Please, without the pictures, retype exactly the lines from the start of the material through the line that holds "1 0 1 0 0 1".

— start —

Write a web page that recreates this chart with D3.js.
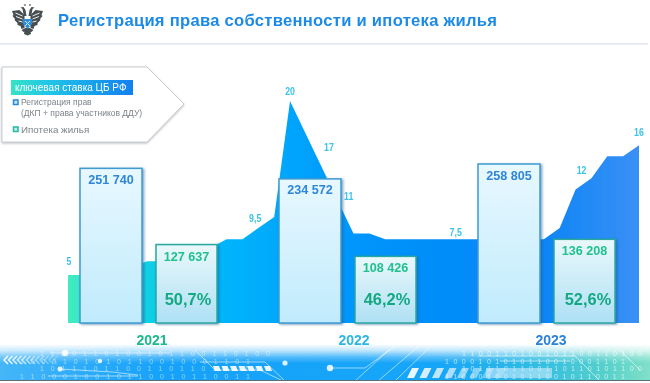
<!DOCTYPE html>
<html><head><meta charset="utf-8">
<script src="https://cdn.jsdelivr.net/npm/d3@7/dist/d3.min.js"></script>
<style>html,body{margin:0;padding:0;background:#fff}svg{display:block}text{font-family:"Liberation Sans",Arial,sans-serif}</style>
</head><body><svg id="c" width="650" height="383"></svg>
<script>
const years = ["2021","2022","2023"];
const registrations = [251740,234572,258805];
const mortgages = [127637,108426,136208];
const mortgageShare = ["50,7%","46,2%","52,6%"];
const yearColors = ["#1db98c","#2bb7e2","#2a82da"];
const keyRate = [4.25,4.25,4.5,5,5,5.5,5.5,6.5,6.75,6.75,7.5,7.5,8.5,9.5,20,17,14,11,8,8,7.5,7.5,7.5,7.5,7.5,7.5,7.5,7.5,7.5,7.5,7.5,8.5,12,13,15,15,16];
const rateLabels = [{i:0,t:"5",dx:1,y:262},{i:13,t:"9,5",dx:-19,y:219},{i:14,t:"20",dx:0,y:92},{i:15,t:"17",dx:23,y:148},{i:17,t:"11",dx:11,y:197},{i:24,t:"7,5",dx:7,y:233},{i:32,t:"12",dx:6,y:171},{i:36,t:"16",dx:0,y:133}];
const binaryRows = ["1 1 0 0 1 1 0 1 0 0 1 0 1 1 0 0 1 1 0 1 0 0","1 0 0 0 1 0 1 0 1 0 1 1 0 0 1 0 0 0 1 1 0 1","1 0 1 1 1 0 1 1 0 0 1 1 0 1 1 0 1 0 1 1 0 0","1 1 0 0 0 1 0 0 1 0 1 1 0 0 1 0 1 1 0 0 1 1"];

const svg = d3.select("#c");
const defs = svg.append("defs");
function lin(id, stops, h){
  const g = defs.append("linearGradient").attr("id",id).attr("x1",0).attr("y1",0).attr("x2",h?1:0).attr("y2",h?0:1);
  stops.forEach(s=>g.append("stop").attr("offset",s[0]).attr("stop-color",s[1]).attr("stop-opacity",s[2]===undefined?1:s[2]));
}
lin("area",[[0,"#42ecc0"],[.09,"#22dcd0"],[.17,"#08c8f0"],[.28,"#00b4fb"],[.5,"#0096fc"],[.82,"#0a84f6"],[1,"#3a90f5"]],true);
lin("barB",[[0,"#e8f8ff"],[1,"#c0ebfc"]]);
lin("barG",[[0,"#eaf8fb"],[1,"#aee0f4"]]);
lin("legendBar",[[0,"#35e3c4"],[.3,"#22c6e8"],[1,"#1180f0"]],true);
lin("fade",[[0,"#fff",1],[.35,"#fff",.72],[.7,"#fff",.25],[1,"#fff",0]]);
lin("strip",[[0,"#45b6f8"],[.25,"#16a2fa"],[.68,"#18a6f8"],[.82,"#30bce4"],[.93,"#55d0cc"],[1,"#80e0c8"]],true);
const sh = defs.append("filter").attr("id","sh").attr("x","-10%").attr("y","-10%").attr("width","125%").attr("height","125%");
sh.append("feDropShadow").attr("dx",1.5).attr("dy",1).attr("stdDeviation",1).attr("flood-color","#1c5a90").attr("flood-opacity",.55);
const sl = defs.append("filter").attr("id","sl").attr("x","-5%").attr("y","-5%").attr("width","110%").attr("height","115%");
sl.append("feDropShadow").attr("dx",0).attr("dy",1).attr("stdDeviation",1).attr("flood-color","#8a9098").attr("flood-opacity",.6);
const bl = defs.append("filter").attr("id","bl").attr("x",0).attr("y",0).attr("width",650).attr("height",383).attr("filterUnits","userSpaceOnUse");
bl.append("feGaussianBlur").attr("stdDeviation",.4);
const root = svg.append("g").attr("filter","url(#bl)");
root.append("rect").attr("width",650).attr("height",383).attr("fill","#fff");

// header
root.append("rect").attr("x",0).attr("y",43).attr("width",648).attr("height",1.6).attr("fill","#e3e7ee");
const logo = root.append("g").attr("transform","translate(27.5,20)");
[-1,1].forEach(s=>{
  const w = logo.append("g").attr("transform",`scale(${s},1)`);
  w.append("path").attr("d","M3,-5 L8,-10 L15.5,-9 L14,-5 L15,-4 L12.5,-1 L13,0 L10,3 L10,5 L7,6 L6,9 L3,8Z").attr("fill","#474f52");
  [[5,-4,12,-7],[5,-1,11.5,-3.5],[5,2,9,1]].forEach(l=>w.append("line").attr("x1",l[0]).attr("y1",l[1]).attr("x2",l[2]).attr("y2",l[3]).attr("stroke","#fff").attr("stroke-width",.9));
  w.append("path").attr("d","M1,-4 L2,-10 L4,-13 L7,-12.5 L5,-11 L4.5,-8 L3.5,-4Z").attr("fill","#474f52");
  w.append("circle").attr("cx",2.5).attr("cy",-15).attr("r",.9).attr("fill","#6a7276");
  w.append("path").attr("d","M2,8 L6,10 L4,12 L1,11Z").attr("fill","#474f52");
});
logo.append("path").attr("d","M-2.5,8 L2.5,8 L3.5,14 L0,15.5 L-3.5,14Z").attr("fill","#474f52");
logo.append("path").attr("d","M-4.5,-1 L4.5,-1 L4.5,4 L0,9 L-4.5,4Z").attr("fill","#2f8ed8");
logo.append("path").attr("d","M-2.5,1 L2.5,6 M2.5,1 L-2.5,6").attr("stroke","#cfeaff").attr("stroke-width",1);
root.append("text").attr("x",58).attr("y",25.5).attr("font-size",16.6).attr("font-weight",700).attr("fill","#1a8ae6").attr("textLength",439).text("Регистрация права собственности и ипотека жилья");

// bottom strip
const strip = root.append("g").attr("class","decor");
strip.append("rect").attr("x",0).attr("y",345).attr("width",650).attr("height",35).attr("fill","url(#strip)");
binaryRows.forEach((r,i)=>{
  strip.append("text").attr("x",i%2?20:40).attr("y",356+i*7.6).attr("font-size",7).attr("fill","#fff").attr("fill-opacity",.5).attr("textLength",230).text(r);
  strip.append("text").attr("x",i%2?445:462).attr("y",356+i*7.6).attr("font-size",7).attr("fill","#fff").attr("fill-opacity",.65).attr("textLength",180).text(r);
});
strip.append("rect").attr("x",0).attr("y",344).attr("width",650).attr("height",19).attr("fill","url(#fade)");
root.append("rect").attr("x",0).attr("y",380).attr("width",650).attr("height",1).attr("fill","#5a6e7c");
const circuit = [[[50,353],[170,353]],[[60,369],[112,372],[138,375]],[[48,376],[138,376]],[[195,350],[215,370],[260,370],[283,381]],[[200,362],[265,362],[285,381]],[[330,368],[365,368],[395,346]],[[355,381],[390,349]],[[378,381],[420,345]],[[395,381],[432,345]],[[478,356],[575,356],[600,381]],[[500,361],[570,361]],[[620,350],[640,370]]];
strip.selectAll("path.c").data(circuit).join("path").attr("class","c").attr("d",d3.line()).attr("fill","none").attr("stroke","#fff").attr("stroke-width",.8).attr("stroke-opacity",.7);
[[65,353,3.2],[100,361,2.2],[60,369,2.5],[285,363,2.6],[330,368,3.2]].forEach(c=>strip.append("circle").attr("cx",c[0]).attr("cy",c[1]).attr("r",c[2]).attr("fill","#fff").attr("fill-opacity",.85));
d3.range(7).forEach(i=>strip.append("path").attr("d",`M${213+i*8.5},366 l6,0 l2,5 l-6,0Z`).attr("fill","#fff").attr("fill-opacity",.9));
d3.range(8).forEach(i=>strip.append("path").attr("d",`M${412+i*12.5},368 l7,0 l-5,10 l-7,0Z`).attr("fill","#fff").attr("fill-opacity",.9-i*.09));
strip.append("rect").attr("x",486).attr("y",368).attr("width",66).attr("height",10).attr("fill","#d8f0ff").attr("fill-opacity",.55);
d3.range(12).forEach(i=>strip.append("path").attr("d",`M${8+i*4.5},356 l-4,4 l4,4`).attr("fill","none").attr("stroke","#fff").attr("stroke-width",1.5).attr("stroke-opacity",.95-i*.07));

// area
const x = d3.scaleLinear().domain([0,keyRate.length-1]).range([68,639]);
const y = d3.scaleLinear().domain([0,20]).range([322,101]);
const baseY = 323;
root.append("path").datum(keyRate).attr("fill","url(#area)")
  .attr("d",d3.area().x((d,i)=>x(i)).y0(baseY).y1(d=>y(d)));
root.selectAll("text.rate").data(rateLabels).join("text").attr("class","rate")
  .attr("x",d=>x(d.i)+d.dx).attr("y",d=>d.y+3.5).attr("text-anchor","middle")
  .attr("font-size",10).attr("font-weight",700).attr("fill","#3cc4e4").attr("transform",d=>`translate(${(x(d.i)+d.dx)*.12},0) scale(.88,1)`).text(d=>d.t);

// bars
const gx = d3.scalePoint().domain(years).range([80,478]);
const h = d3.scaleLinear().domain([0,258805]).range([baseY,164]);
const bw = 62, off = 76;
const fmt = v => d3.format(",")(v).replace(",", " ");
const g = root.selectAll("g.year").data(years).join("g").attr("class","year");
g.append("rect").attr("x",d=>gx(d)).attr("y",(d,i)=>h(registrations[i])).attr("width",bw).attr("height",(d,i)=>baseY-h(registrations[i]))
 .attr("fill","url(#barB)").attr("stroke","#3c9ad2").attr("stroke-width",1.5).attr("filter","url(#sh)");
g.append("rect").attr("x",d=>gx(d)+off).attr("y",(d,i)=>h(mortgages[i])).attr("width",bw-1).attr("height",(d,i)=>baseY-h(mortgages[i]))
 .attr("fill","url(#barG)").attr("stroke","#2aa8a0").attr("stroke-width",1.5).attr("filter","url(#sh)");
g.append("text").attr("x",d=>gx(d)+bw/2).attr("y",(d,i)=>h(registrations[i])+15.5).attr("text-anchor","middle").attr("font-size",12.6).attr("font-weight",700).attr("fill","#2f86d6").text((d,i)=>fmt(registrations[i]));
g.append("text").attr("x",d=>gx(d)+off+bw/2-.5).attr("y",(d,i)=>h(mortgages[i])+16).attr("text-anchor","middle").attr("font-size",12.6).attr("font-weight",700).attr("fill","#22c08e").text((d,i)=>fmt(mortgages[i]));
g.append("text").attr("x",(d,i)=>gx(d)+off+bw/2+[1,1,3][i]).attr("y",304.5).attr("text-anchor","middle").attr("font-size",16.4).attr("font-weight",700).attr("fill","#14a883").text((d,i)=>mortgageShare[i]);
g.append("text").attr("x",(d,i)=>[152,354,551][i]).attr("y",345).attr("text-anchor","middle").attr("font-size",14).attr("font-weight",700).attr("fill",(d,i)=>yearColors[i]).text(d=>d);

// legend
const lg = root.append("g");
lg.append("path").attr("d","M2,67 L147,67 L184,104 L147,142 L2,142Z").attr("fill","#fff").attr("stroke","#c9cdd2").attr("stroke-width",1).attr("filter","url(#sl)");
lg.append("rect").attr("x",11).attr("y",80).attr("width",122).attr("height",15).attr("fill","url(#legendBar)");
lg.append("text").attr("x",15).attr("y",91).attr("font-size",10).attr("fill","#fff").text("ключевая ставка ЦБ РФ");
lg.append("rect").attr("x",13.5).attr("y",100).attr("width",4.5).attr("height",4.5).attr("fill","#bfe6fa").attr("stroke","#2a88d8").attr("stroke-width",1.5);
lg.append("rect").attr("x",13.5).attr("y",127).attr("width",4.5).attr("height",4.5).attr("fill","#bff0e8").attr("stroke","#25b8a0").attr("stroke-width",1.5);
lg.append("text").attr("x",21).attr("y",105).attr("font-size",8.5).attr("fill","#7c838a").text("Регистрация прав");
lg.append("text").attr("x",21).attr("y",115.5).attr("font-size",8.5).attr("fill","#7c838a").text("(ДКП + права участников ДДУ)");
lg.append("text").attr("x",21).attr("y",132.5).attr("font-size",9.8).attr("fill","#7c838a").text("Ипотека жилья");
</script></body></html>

— end —

▶ [ANSWER]:
Write a web page that recreates this chart with D3.js.
<!DOCTYPE html>
<html><head><meta charset="utf-8">
<script src="https://cdn.jsdelivr.net/npm/d3@7/dist/d3.min.js"></script>
<style>html,body{margin:0;padding:0;background:#fff}svg{display:block}text{font-family:"Liberation Sans",Arial,sans-serif}</style>
</head><body><svg id="c" width="650" height="383"></svg>
<script>
const years = ["2021","2022","2023"];
const registrations = [251740,234572,258805];
const mortgages = [127637,108426,136208];
const mortgageShare = ["50,7%","46,2%","52,6%"];
const yearColors = ["#1db98c","#2bb7e2","#2a82da"];
const keyRate = [4.25,4.25,4.5,5,5,5.5,5.5,6.5,6.75,6.75,7.5,7.5,8.5,9.5,20,17,14,11,8,8,7.5,7.5,7.5,7.5,7.5,7.5,7.5,7.5,7.5,7.5,7.5,8.5,12,13,15,15,16];
const rateLabels = [{i:0,t:"5",dx:1,y:262},{i:13,t:"9,5",dx:-19,y:219},{i:14,t:"20",dx:0,y:92},{i:15,t:"17",dx:23,y:148},{i:17,t:"11",dx:11,y:197},{i:24,t:"7,5",dx:7,y:233},{i:32,t:"12",dx:6,y:171},{i:36,t:"16",dx:0,y:133}];
const binaryRows = ["1 1 0 0 1 1 0 1 0 0 1 0 1 1 0 0 1 1 0 1 0 0","1 0 0 0 1 0 1 0 1 0 1 1 0 0 1 0 0 0 1 1 0 1","1 0 1 1 1 0 1 1 0 0 1 1 0 1 1 0 1 0 1 1 0 0","1 1 0 0 0 1 0 0 1 0 1 1 0 0 1 0 1 1 0 0 1 1"];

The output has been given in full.